INSTRUCTIONS TO FOLLOW:
From the first line of the listing below to the line with "ax = fig.add_axes([208", print each line exactly, and nothing more. Leave out the pictures.

GIVEN INFORMATION:
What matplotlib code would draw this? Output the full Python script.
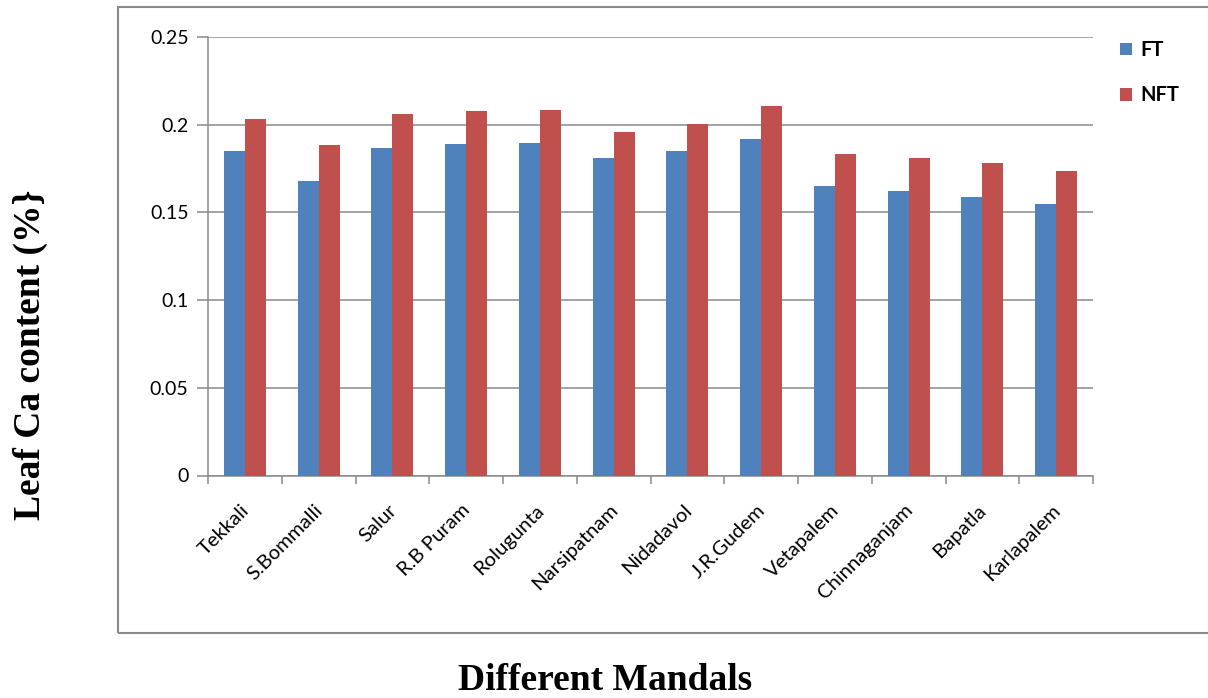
import numpy as np
import matplotlib.pyplot as plt
from matplotlib.patches import Rectangle

# Mandals and leaf Ca content (%)
mandals = ["Tekkali", "S.Bommalli", "Salur", "R.B Puram", "Rolugunta",
           "Narsipatnam", "Nidadavol", "J.R.Gudem", "Vetapalem",
           "Chinnaganjam", "Bapatla", "Karlapalem"]
ft = [0.185, 0.168, 0.187, 0.189, 0.1895, 0.181, 0.185, 0.192, 0.165, 0.162, 0.159, 0.155]
nft = [0.203, 0.1885, 0.206, 0.208, 0.2085, 0.196, 0.2005, 0.2105, 0.1835, 0.181, 0.178, 0.1735]
yticks = [0, 0.05, 0.1, 0.15, 0.2, 0.25]
ytick_labels = ["0", "0.05", "0.1", "0.15", "0.2", "0.25"]

W, H = 1208, 698
fig = plt.figure(figsize=(W / 100, H / 100), dpi=100)
ax = fig.add_axes([208 / W, 1 - 475.5 / H, (1093 - 208) / W, (475.5 - 37) / H])

x = np.arange(len(mandals))
bw = 0.285
ax.bar(x - bw / 2, ft, bw, color="#4F81BD", label="FT", zorder=3)
ax.bar(x + bw / 2, nft, bw, color="#C0504D", label="NFT", zorder=3)

ax.set_xlim(-0.5, len(mandals) - 0.5)
ax.set_ylim(0, 0.25)
ax.set_yticks(yticks)
ax.set_yticklabels(ytick_labels, fontsize=14, family="Lato")
ax.yaxis.grid(True, color="#8a8a8a", linewidth=1.1, zorder=0)

# category boundary ticks on the x axis
ax.set_xticks(np.arange(-0.5, len(mandals), 1.0))
ax.set_xticklabels([])
ax.tick_params(axis="x", length=6, color="#8a8a8a", width=1.1)
ax.tick_params(axis="y", length=8, color="#8a8a8a", width=1.1, pad=6)
for i, name in enumerate(mandals):
    ax.annotate(name, xy=(i, 0), xycoords=("data", "axes fraction"),
                xytext=(1, -23), textcoords="offset points",
                rotation=45, ha="right", va="center", rotation_mode="anchor",
                fontsize=14.6, family="Lato")

for side in ["top", "right"]:
    ax.spines[side].set_visible(False)
for side in ["left", "bottom"]:
    ax.spines[side].set_color("#8a8a8a")
    ax.spines[side].set_linewidth(1.1)

ax.legend(loc="upper left", bbox_to_anchor=(1102 / W, 1 - 22 / H),
          bbox_transform=fig.transFigure, frameon=False,
          handlelength=0.6, handleheight=0.6, handletextpad=0.4,
          labelspacing=1.25, prop={"family": "Lato", "weight": "bold", "size": 14.5})

# outer chart border
fig.patches.append(Rectangle((118 / W, 1 - 633 / H), 1.2, (633 - 7) / H,
                             transform=fig.transFigure, fill=False,
                             edgecolor="#8a8a8a", linewidth=1.5))

fig.text(30 / W, 1 - 355 / H, "Leaf Ca content (%}", rotation=90,
         ha="center", va="center", fontsize=27, fontweight="bold",
         family="Liberation Serif")
fig.text(605 / W, 1 - 680 / H, "Different Mandals", ha="center", va="center",
         fontsize=27, fontweight="bold", family="Liberation Serif")

fig.savefig("out.png", dpi=100)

THE COMPLETED TASK:
What matplotlib code would draw this? Output the full Python script.
import numpy as np
import matplotlib.pyplot as plt
from matplotlib.patches import Rectangle

# Mandals and leaf Ca content (%)
mandals = ["Tekkali", "S.Bommalli", "Salur", "R.B Puram", "Rolugunta",
           "Narsipatnam", "Nidadavol", "J.R.Gudem", "Vetapalem",
           "Chinnaganjam", "Bapatla", "Karlapalem"]
ft = [0.185, 0.168, 0.187, 0.189, 0.1895, 0.181, 0.185, 0.192, 0.165, 0.162, 0.159, 0.155]
nft = [0.203, 0.1885, 0.206, 0.208, 0.2085, 0.196, 0.2005, 0.2105, 0.1835, 0.181, 0.178, 0.1735]
yticks = [0, 0.05, 0.1, 0.15, 0.2, 0.25]
ytick_labels = ["0", "0.05", "0.1", "0.15", "0.2", "0.25"]

W, H = 1208, 698
fig = plt.figure(figsize=(W / 100, H / 100), dpi=100)
ax = fig.add_axes([208 / W, 1 - 475.5 / H, (1093 - 208) / W, (475.5 - 37) / H])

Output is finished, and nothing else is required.